For cold email, personalization matters more than clever copy. Reference a real trigger, job posting, company change, recent interview, technology signal, or operational issue likely to matter to that role. Adobe research cited by competitors notes that a large share of B2B buyers expect personalized experiences, which aligns with what sales teams see in reply quality.

When outbound relies on email, deliverability is part of sales execution. Domains need authentication, warmup, monitoring, and sensible sending volumes. A cold email outreach tool such as Mystrika can help teams manage sequencing and warmup, but the tool will not fix weak targeting or poor messaging. Deliverability protects good outreach; it does not rescue irrelevant outreach.

How Should You Write the First Cold Email?

The first cold email should be short, specific, and centered on a plausible business problem for that prospect. The goal is not to explain your company. The goal is to earn a reply by showing that you understand the buyer’s context and have a relevant reason for reaching out now.

A simple structure works:

1. Observation: mention a relevant trigger or context.

2. Problem hypothesis: describe a likely pain in one sentence.

3. Value angle: explain the outcome you help with.

4. Soft question: ask if the problem is worth discussing.

Example:

Noticed your team is hiring three outbound SDRs in North America. Teams at that stage often find that inbox placement and list quality become the bottleneck before rep capacity does. Are you already tracking whether outbound emails are landing in primary inboxes, or is that still a blind spot?

The message is not magic. It works because it connects a public signal to a relevant business problem and asks a low-friction question.

How Should You Follow Up Without Annoying Prospects?

Follow-up works best when each message adds a new angle instead of repeating the same request. A useful follow-up can share a benchmark, ask a narrower question, mention a risk, provide a relevant example, or offer a simple next step. If every follow-up says “just checking in,” the cadence becomes noise.

Good follow-up angles include:

  • “Is this owned by your team or someone else?”
  • “Worth comparing how you handle this today?”
  • “I may be off, but this usually becomes urgent when…”
  • “Should I close the loop for now?”
  • “Would a 3-point checklist be useful?”

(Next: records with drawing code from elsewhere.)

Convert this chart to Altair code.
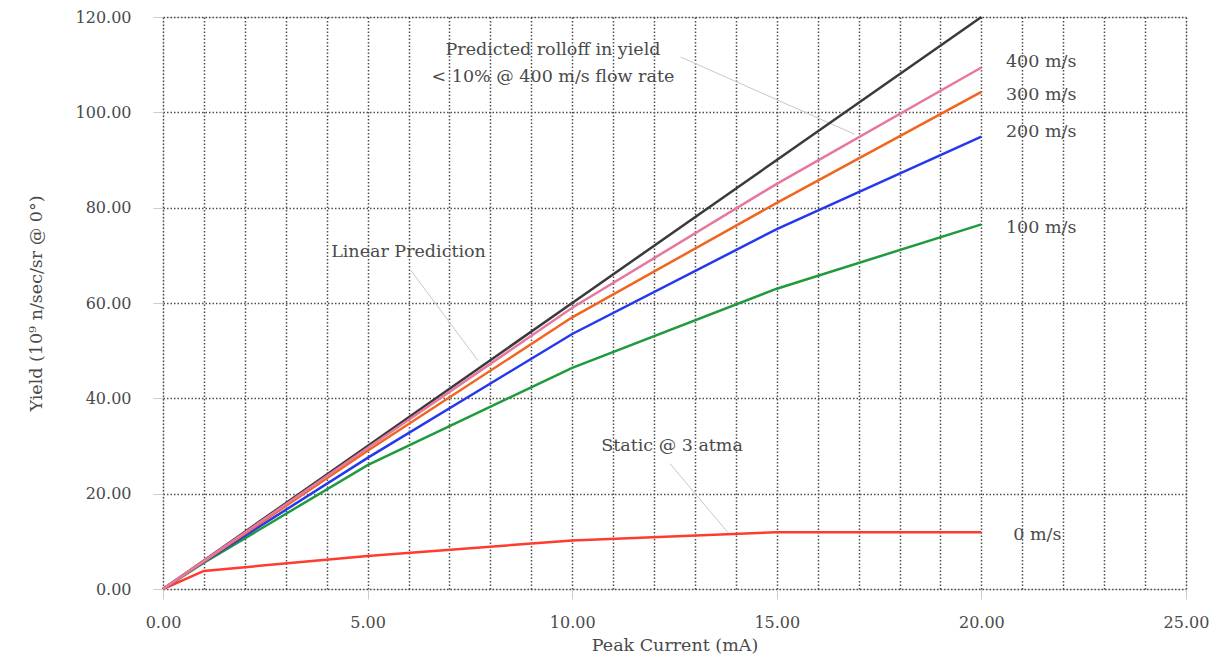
import altair as alt
import pandas as pd

# ---- data ----
current = [0, 1, 5, 10, 15, 20]
linear = [0, 6.0, 30.0, 60.0, 90.0, 120.0]
v400 = [0, 5.9, 29.6, 59.0, 85.0, 109.4]
v300 = [0, 5.8, 29.0, 57.0, 81.0, 104.3]
v200 = [0, 5.7, 27.5, 53.5, 75.5, 94.9]
v100 = [0, 5.5, 26.0, 46.4, 63.0, 76.5]
v0 = [0, 3.8, 6.9, 10.2, 11.9, 11.9]

series_names = ["Linear", "0 m/s", "100 m/s", "200 m/s", "300 m/s", "400 m/s"]
series_vals = [linear, v0, v100, v200, v300, v400]
series_colors = ["#3a3a3a", "#ff3b30", "#1f9a3c", "#2438ee", "#f0661e", "#e8779f"]

rows = []
for name, vals in zip(series_names, series_vals):
    for x, y in zip(current, vals):
        rows.append({"series": name, "x": x, "y": y})
df = pd.DataFrame(rows)

# right-hand series labels
lab_text = ["400 m/s", "300 m/s", "200 m/s", "100 m/s", "0 m/s"]
lab_x = [20.6, 20.6, 20.6, 20.6, 20.78]
lab_y = [110.6, 103.7, 95.8, 75.7, 11.3]
labels_df = pd.DataFrame({"t": lab_text, "x": lab_x, "y": lab_y})

# annotations (centred text)
ann_text = ["Predicted rolloff in yield", "< 10% @ 400 m/s flow rate",
            "Linear Prediction", "Static @ 3 atma"]
ann_x = [9.53, 9.53, 6.0, 12.44]
ann_y = [113.1, 107.4, 70.7, 29.9]
ann_df = pd.DataFrame({"t": ann_text, "x": ann_x, "y": ann_y})

# leader lines
lead_x = [12.65, 6.06, 12.39]
lead_y = [111.6, 66.8, 26.3]
lead_x2 = [16.9, 7.7, 13.8]
lead_y2 = [95.4, 47.9, 11.9]
lead_df = pd.DataFrame({"x": lead_x, "y": lead_y, "x2": lead_x2, "y2": lead_y2})

FONT = "DejaVu Serif"
TXT = "#4a4a4a"
GRID = "#4d4d4d"

xscale = alt.Scale(domain=[0, 25], nice=False)
yscale = alt.Scale(domain=[0, 120], nice=False)

xaxis = alt.Axis(
    title="Peak Current (mA)",
    values=list(range(0, 26)),
    labelExpr="datum.value % 5 === 0 ? format(datum.value, '.2f') : ''",
    labelFlush=False,
    grid=True, gridColor=GRID, gridDash=[1.5, 2], gridWidth=1.5,
    domain=False,
    tickColor="#cccccc", tickSize=10,
    tickOpacity={"condition": {"test": "datum.value % 5 === 0", "value": 1}, "value": 0},
    labelFont=FONT, labelFontSize=16, labelColor=TXT, labelPadding=15,
    titleFont=FONT, titleFontSize=17.5, titleColor=TXT, titleFontWeight="normal",
    titlePadding=6,
)
yaxis = alt.Axis(
    title="Yield (10⁹ n/sec/sr @ 0°)",
    values=list(range(0, 121, 20)),
    format=".2f",
    labelFlush=False,
    grid=True, gridColor=GRID, gridDash=[1.5, 2], gridWidth=1.5,
    domain=False,
    tickColor="#cccccc", tickSize=10,
    labelFont=FONT, labelFontSize=16, labelColor=TXT, labelPadding=22,
    titleFont=FONT, titleFontSize=17.5, titleColor=TXT, titleFontWeight="normal",
    titlePadding=30,
)

lines = alt.Chart(df).mark_line(strokeWidth=2.5).encode(
    x=alt.X("x:Q", scale=xscale, axis=xaxis),
    y=alt.Y("y:Q", scale=yscale, axis=yaxis),
    color=alt.Color("series:N", scale=alt.Scale(domain=series_names, range=series_colors), legend=None),
)

leaders = alt.Chart(lead_df).mark_rule(color="#c8c8c8", strokeWidth=1).encode(
    x=alt.X("x:Q", scale=xscale), y=alt.Y("y:Q", scale=yscale),
    x2="x2:Q", y2="y2:Q",
)

labels = alt.Chart(labels_df).mark_text(
    align="left", baseline="middle", font=FONT, fontSize=17.5, color=TXT
).encode(x=alt.X("x:Q", scale=xscale), y=alt.Y("y:Q", scale=yscale), text="t:N")

ann = alt.Chart(ann_df).mark_text(
    align="center", baseline="middle", font=FONT, fontSize=17.5, color=TXT
).encode(x=alt.X("x:Q", scale=xscale), y=alt.Y("y:Q", scale=yscale), text="t:N")

chart = alt.layer(leaders, lines, labels, ann).properties(
    width=1023, height=572,
    autosize=alt.AutoSizeParams(type="none"),
    padding={"left": 155, "top": 9, "right": 24, "bottom": 66},
).configure_view(stroke=None).configure(background="white")

chart.save("out.html", embed_options={"renderer": "svg", "actions": False})
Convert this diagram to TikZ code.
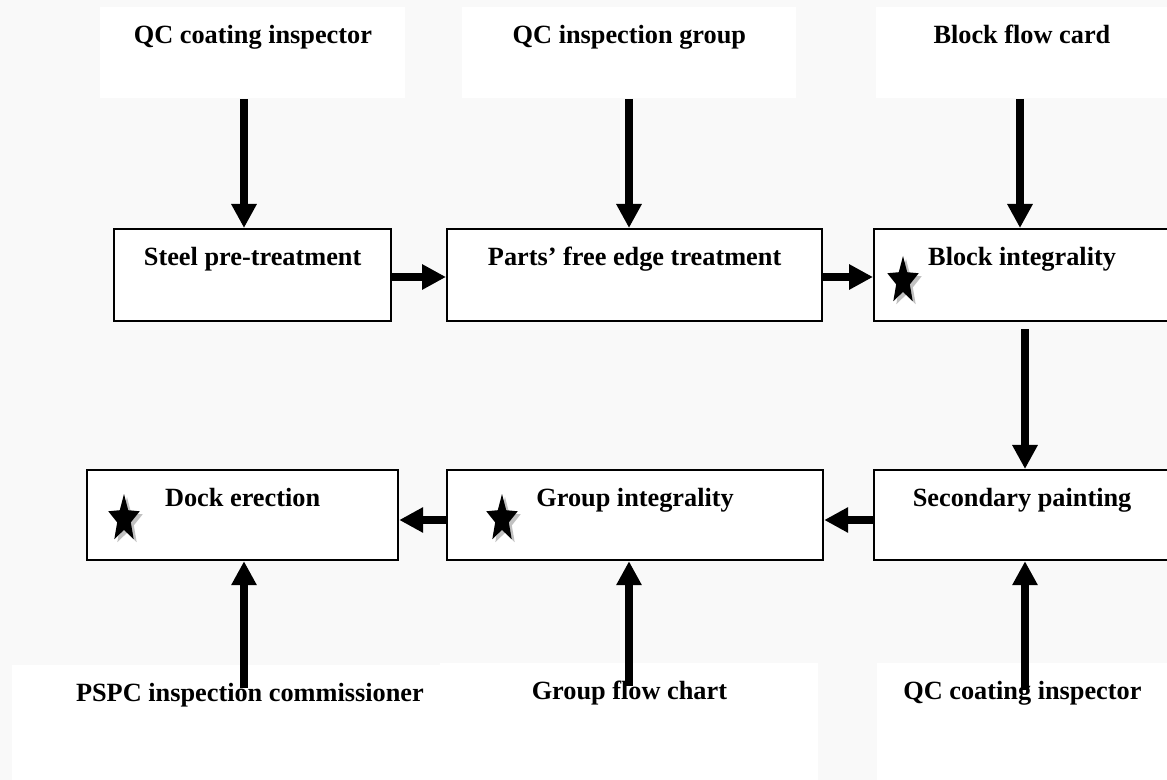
\documentclass[tikz,border=0pt]{standalone}
\usepackage{fontspec}
\setmainfont{Liberation Serif}
\usetikzlibrary{arrows.meta, shapes.geometric, shadows}
\definecolor{bggray}{RGB}{249,249,249}

\begin{document}
\begin{tikzpicture}[x=0.5pt, y=-0.5pt,
  every node/.style={font=\fontsize{13.15}{15}\selectfont\bfseries, anchor=north west, inner xsep=0pt, inner ysep=0pt, text height=18pt},
  src/.style={fill=white},
  proc/.style={draw, line width=1.1pt, fill=white},
  flow/.style={line width=4pt, -{Triangle[width=12pt, length=12pt]}},
  starmark/.style={star, star points=5, star point ratio=2.3, fill=black, anchor=center, text height=0pt, text depth=0pt, minimum size=25pt, xscale=0.66, transform shape, drop shadow={shadow xshift=1.5pt, shadow yshift=-1.5pt, fill=black!40, opacity=0.6}}]
\useasboundingbox (0,0) rectangle (1167,780);
\fill[bggray] (0,0) rectangle (1167,780);

\node[src, text depth=27.5pt, minimum width=152.5pt] (qctop) at (100,7) {QC coating inspector};
\node[src, text depth=27.5pt, minimum width=167pt] (qcgroup) at (462,7) {QC inspection group};
\node[src, text depth=27.5pt, minimum width=145.5pt] (blockcard) at (876,7) {Block flow card};

\node[src, text depth=40pt, minimum width=237.5pt] (pspc) at (12,665) {PSPC inspection commissioner};
\node[src, text depth=41pt, minimum width=189pt] (flowchart) at (440,663) {Group flow chart};
\node[src, text depth=41pt, minimum width=145pt] (qcbottom) at (877,663) {QC coating inspector};

\node[proc, text depth=28pt, minimum width=138.5pt] (steel) at (113,228) {Steel pre-treatment};
\node[proc, text depth=28pt, minimum width=187.5pt] (parts) at (446,228) {Parts’ free edge treatment};
\node[proc, text depth=28pt, minimum width=148pt] (block) at (873,228) {Block integrality};

\node[proc, text depth=27pt, minimum width=155.5pt] (dock) at (86,469) {Dock erection};
\node[proc, text depth=27pt, minimum width=188pt] (group) at (446,469) {Group integrality};
\node[proc, text depth=27pt, minimum width=148pt] (secondary) at (873,469) {Secondary painting};

\node[starmark] (s1) at (903,281) {};
\node[starmark] (s2) at (124,519) {};
\node[starmark] (s3) at (502,519) {};

\coordinate (tdown) at (1025,329);
\coordinate (tdock) at (244,688);
\coordinate (tgroup) at (629,686);
\coordinate (tqc) at (1025,690);

\draw[flow] (qctop.south -| 244,0) -- (steel.north -| 244,0);
\draw[flow] (qcgroup.south -| 629,0) -- (parts.north -| 629,0);
\draw[flow] (blockcard.south -| 1020,0) -- (block.north -| 1020,0);
\draw[flow] (steel.east |- 0,277) -- (parts.west |- 0,277);
\draw[flow] (parts.east |- 0,277) -- (block.west |- 0,277);
\draw[flow] (tdown) -- (secondary.north -| tdown);
\draw[flow] (secondary.west |- 0,520) -- (group.east |- 0,520);
\draw[flow] (group.west |- 0,520) -- (dock.east |- 0,520);
\draw[flow] (tdock) -- (dock.south -| tdock);
\draw[flow] (tgroup) -- (group.south -| tgroup);
\draw[flow] (tqc) -- (secondary.south -| tqc);
\end{tikzpicture}
\end{document}
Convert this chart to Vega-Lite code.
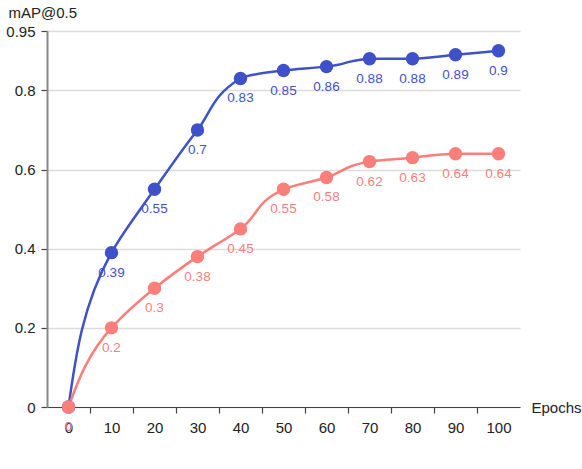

Respect opt-outs immediately. Also stop or pause sequences when a prospect shows disinterest. A clean sender reputation and professional brand are more valuable than squeezing one more touch into a bad-fit account.

Objection Handling: Common B2B Sales Objections and How to Respond

Objection handling is the skill of converting buyer concerns into clarity. Every serious B2B buyer will question price, risk, timing, implementation, authority, or alternatives. A prepared seller does not memorize manipulative rebuttals. They identify the real concern and respond with evidence, tradeoffs, or a better next step.

Use the LAER model for most objections:

  • Listen: let the buyer finish.
  • Acknowledge: show the concern makes sense.
  • Explore: ask what specifically drives the concern.
  • Respond: address the real issue with relevant proof.

How Do You Respond to “It’s Too Expensive”?

The price objection usually means the buyer does not see enough value, lacks budget, is comparing you to a cheaper option, or wants a concession. Do not discount immediately. Ask what “expensive” means in context, then reconnect the investment to the cost of the problem.

Possible response:

I understand. When you say it feels expensive, is the concern that it is outside the available budget, or that the expected return is not clear enough yet?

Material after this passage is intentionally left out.